Ishikawa no Mamori (石川真守)
ISHIKAWA no Mamori (730? - October 3, 798) was a Court noble who lived from the middle of the Nara period to the beginning of the Heian period. He was the seventh direct descendant of SOGA no Umako. He was the son of Chunagon (vice-councilor of state) ISHIKAWA no Natari. He was at the rank of Shoshiinojo (Senior Fourth Rank, Upper Grade) and served as a Sangi (councilor).

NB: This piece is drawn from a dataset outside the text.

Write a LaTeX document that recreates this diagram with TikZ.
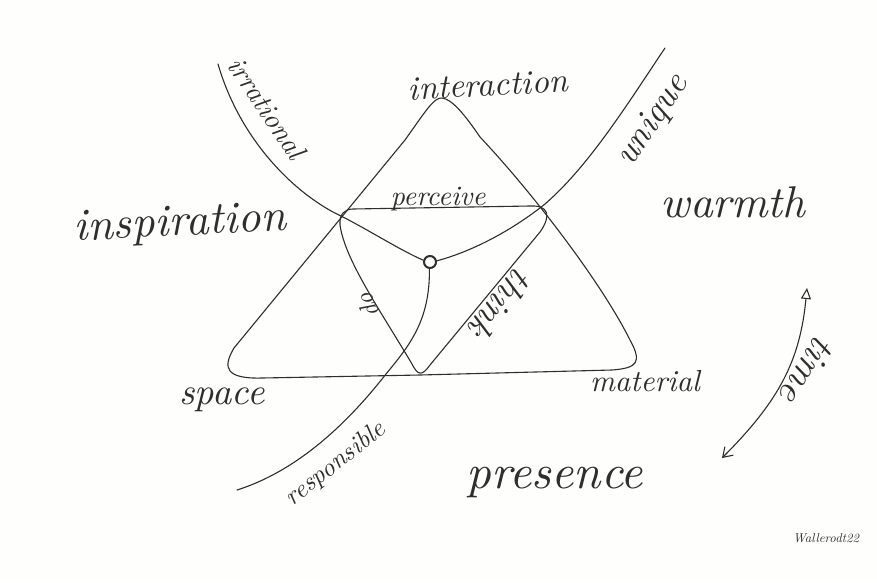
\documentclass[tikz,border=0pt]{standalone}
\usepackage{graphicx}
\usetikzlibrary{arrows.meta}
\definecolor{ink}{HTML}{2E2E2E}
\definecolor{paper}{HTML}{FEFEFC}
\newcommand{\hwtext}[2]{\resizebox{#1pt}{!}{\itshape #2}}
\tikzset{
  stroke/.style={draw=ink, line width=1.1pt, line cap=round, line join=round},
  hw/.style={text=ink, inner sep=0pt, font=\itshape},
}
\begin{document}
\begin{tikzpicture}[x=1pt,y=-1pt]
\fill[paper] (0,0) rectangle (877,582);
\useasboundingbox (0,0) rectangle (877,582);

% outer triangle
\draw[stroke] (420,375) -- (262,378) .. controls (226,379) and (222,368) .. (234,348)
  -- (405,140) .. controls (425,112) and (434,97) .. (442,98)
  .. controls (452,99) and (465,115) .. (480,137)
  .. controls (530,190) and (600,280) .. (630,340)
  .. controls (642,362) and (638,368) .. (612,370) -- cycle;

% inner inverted triangle
\draw[stroke] (353,209) -- (530,206) .. controls (548,205) and (552,215) .. (540,232)
  -- (430,365) .. controls (422,376) and (418,376) .. (412,364)
  .. controls (380,310) and (345,260) .. (340,225)
  .. controls (339,214) and (345,209) .. (353,209) -- cycle;

% centre
\node[circle, draw=ink, line width=2pt, minimum size=12pt, inner sep=0pt] (c) at (430,262) {};

% three curves
\coordinate (irrEnd) at (218,64);
\coordinate (uniEnd) at (665,48);
\coordinate (resEnd) at (237,490);
\draw[stroke] (irrEnd) .. controls (240,140) and (295,195) .. (343,217)
  .. controls (372,232) and (400,250) .. (c.165);
\draw[stroke] (uniEnd) .. controls (630,100) and (590,165) .. (545,204)
  .. controls (510,232) and (470,252) .. (c.10);
\draw[stroke] (c.265) .. controls (430,320) and (410,345) .. (386,374)
  .. controls (350,420) and (300,470) .. (resEnd);

% time arrow
\coordinate (timeTop) at (807,288);
\coordinate (timeBot) at (722,458);
\draw[stroke, {Straight Barb[length=9pt,width=12pt]}-{Triangle[open,length=11pt,width=10pt]}]
  (timeBot) .. controls (780,400) and (800,360) .. (timeTop);

% labels
\node[hw, rotate=-56] (irrational) at (267,108) {\hwtext{115}{irrational}};
\node[hw, rotate=3] (interaction) at (488,85) {\hwtext{160}{interaction}};
\node[hw, rotate=56] (unique) at (653,121) {\hwtext{102}{unique}};
\node[hw, rotate=3] (inspiration) at (180,225) {\hwtext{212}{inspiration}};
\node[hw] (perceive) at (438,199) {\hwtext{95}{perceive}};
\node[hw] (warmth) at (733,202) {\hwtext{145}{warmth}};
\node[hw, rotate=115] (do) at (368,306) {\hwtext{25}{do}};
\node[hw, rotate=-129] (think) at (501,304) {\hwtext{78}{think}};
\node[hw] (space) at (222,400) {\hwtext{85}{space}};
\node[hw] (material) at (645,381) {\hwtext{110}{material}};
\node[hw, rotate=38] (responsible) at (336,464) {\hwtext{120}{responsible}};
\node[hw] (presence) at (555,482) {\hwtext{176}{presence}};
\node[hw, rotate=-122] (time) at (808,370) {\hwtext{72}{time}};
\node[hw] (signature) at (826,538) {\hwtext{66}{Wallerodt22}};
\end{tikzpicture}
\end{document}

His first investiture was in 766 and was granted the rank of Jugoinoge (Junior Fifth Rank, Lower Grade). After he experienced various positions such as a Nakatsukasa no Shoyu (Junior Assistant Minister of Central Affairs), the Governor of Ecchu Province, a Shonagon (lesser councilor of state), and the Dazai no Daini (senior assistant governor general of the Dazai-fu [local government office in the Kyushu region]), he was finally appointed to be a Sangi at the age of 57 in 787 and later a Court noble. Since SOGA no Akae lost his influence due to the Jinshin War, the Soga clan (also known as the Ishikawa clan) had been in a weaker position than the Fujiwara clan and members of Imperial family. Even a direct descendant of the clan could not become a Court noble (usually as a Chunagon or a Sangi) before reaching 50 years old. Mamori also could not retrieve the clan's influence because the Southern House of the Fujiwara clan, who had a close relationship to his great-grandfather ISHIKAWA no Iwatari and his grandfather ISHIKAWA no Toshitari, also lost their power due to the Rebellion of Fujiwara no Nakamaro.

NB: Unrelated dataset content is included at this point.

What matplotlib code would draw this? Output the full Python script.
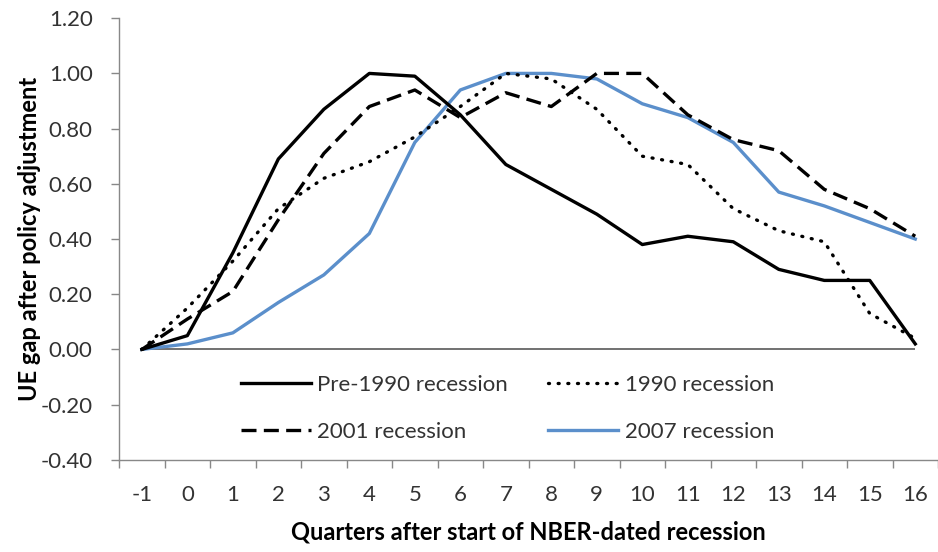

Subsequently, his highest political position was Sangi with the rank of Shoshiinojo (Senior Fourth Rank, Upper Grade), which was granted in 795 (His rank was the lowest among the successive descendants of the clan after Iwatari.)
After that, he was also appointed to be the Gyobukyo (Minister of Justice) in 797, but he died in 798.

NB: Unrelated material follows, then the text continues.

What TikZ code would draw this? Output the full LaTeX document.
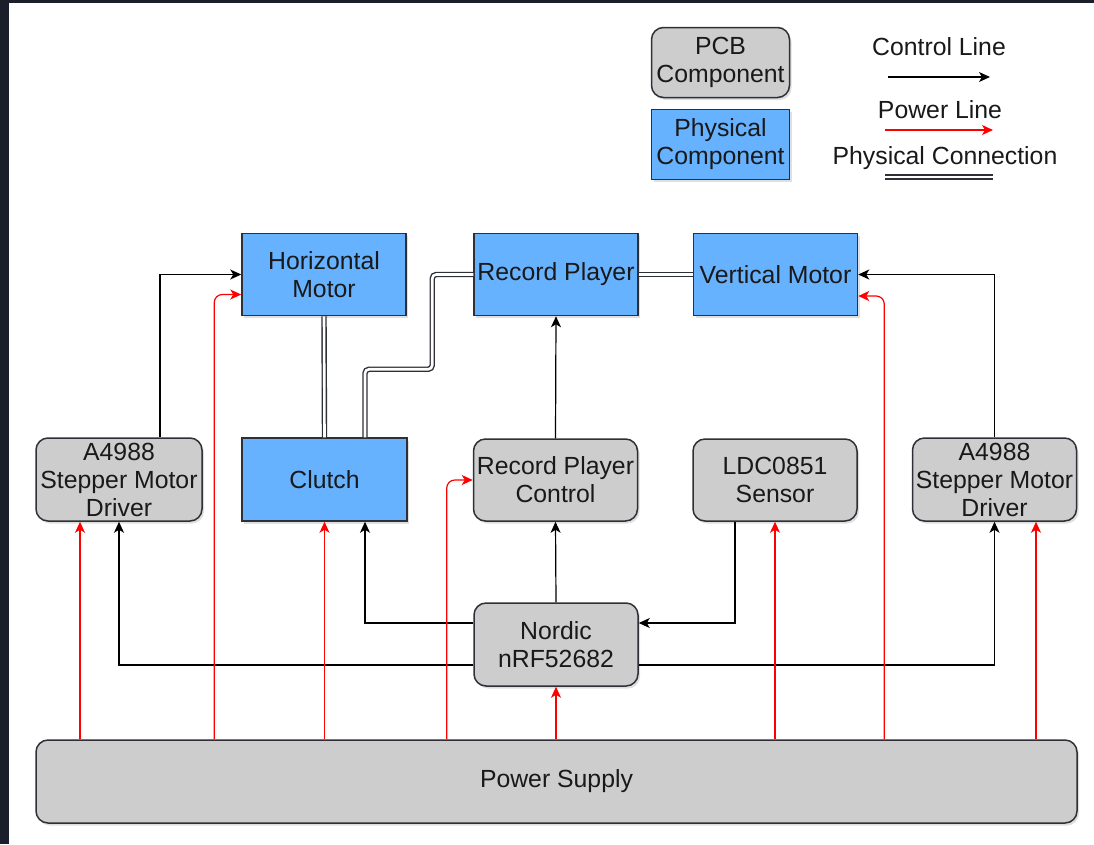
\documentclass[tikz,border=0pt]{standalone}
\usepackage{fontspec}
\setmainfont{Liberation Sans}
\usetikzlibrary{arrows.meta,shadows,calc}
\definecolor{bgdark}{RGB}{27,31,42}
\definecolor{physblue}{RGB}{102,178,255}
\definecolor{pcbgray}{RGB}{205,205,205}
\definecolor{edgedark}{RGB}{45,48,54}
\definecolor{pwrred}{RGB}{255,0,0}
\definecolor{txt}{RGB}{25,25,25}
\tikzset{
  box/.style={draw=edgedark, line width=1.5pt, minimum width=164pt, minimum height=82pt,
    inner sep=0pt, align=center, text=txt, font=\fontsize{24.8}{28}\selectfont,
    drop shadow={opacity=0.25, shadow xshift=2pt, shadow yshift=-2.5pt}},
  pcb/.style={box, fill=pcbgray, rounded corners=12pt},
  phys/.style={box, fill=physblue},
  lbl/.style={inner sep=0pt, text=txt, font=\fontsize{24.8}{28}\selectfont},
  ctl/.style={draw=black, line width=1.2pt, -{Stealth[length=11pt,width=10pt,inset=3pt]}},
  pwr/.style={draw=pwrred, line width=1.2pt, rounded corners=8pt, -{Stealth[length=11pt,width=10pt,inset=3pt]}},
  link/.style={draw=edgedark, line width=1.4pt, double=white, double distance=2.6pt, rounded corners=4pt},
}
\begin{document}
\begin{tikzpicture}[x=1pt,y=-1pt]
\fill[bgdark] (0,0) rectangle (1094,844);
\fill[white] (8.5,2.5) rectangle (1094,844);
\useasboundingbox (0,0) rectangle (1094,844);

% legend
\node[pcb, minimum width=138pt, minimum height=70pt] (lpcb) at (720.5,62.5) {PCB\\Component};
\node[phys, minimum width=138pt, minimum height=70pt] (lphys) at (720.5,144.5) {Physical\\Component};
\node[lbl] (lctl) at (939,47) {Control Line};
\node[lbl] (lpwr) at (940,110) {Power Line};
\node[lbl] (llink) at (945,158) {Physical Connection};
\coordinate (c1a) at (888,77); \coordinate (c1b) at (990,77);
\coordinate (c2a) at (885,130); \coordinate (c2b) at (993,130);
\coordinate (c3a) at (885,177); \coordinate (c3b) at (993,177);
\draw[ctl] (c1a) -- (c1b);
\draw[pwr] (c2a) -- (c2b);
\draw[link] (c3a) -- (c3b);

% main nodes
\node[phys] (hm) at (324,274.5) {Horizontal\\Motor};
\node[phys] (rp) at (556,274.5) {Record Player};
\node[phys] (vm) at (775.5,274.5) {Vertical Motor};
\node[pcb, minimum width=166pt, minimum height=83pt] (drvL) at (119,479.5) {A4988\\Stepper Motor\\Driver};
\node[phys, minimum width=165pt, minimum height=83pt] (clutch) at (324.5,479.5) {Clutch};
\node[pcb] (rpc) at (555.5,480) {Record Player\\Control};
\node[pcb] (ldc) at (775,480) {LDC0851\\Sensor};
\node[pcb, minimum height=83pt] (drvR) at (994.5,479.5) {A4988\\Stepper Motor\\Driver};
\node[pcb, minimum height=83pt] (nordic) at (556,644.5) {Nordic\\nRF52682};
\node[pcb, minimum width=1041pt, minimum height=83pt] (ps) at (556.5,781.5) {Power Supply};

% physical connections
\draw[link] (hm.south) -- (clutch.north);
\draw[link] ([xshift=40.5pt]clutch.north) -- ++(0,-68) -| ([xshift=-41pt]rp.west) -- (rp.west);
\draw[link] (rp.east) -- (vm.west);

% control lines
\draw[ctl] ([xshift=41pt]drvL.north) |- (hm.west);
\draw[ctl] ([yshift=21.5pt]nordic.west) -| ([xshift=40.5pt]clutch.south);
\draw[ctl] ([yshift=-20.5pt]nordic.west) -| (drvL.south);
\draw[ctl] (nordic.north) -- (rpc.south);
\draw[ctl] (rpc.north) -- (rp.south);
\draw[ctl] ([xshift=-40pt]ldc.south) |- ([yshift=21.5pt]nordic.east);
\draw[ctl] ([yshift=-20.5pt]nordic.east) -| (drvR.south);
\draw[ctl] (drvR.north) |- (vm.east);

% power lines
\draw[pwr] ([xshift=-39pt]drvL.south |- ps.north) -- ([xshift=-39pt]drvL.south);
\draw[pwr] ([xshift=-27pt]hm.west |- ps.north) |- ([yshift=-20pt]hm.west);
\draw[pwr] (clutch.south |- ps.north) -- (clutch.south);
\draw[pwr] ([xshift=-26pt]rpc.west |- ps.north) |- (rpc.west);
\draw[pwr] (nordic.south |- ps.north) -- (nordic.south);
\draw[pwr] (ldc.south |- ps.north) -- (ldc.south);
\draw[pwr] ([xshift=26pt]vm.east |- ps.north) |- ([yshift=-21.5pt]vm.east);
\draw[pwr] ([xshift=41.5pt]drvR.south |- ps.north) -- ([xshift=41.5pt]drvR.south);
\end{tikzpicture}
\end{document}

He was the last Court noble from the Ishikawa clan (the clan also included the family originated from his great-uncle ISHIKAWA no Toyonari, whose highest position was Chunagon, but this family's influence was not so strong after Toyonari's death). The clan eventually disappeared from the political stage at the same time that the Isonokami clan (also known as the Mononobe clan), who had a heated controversy on Buddhism, disappeared.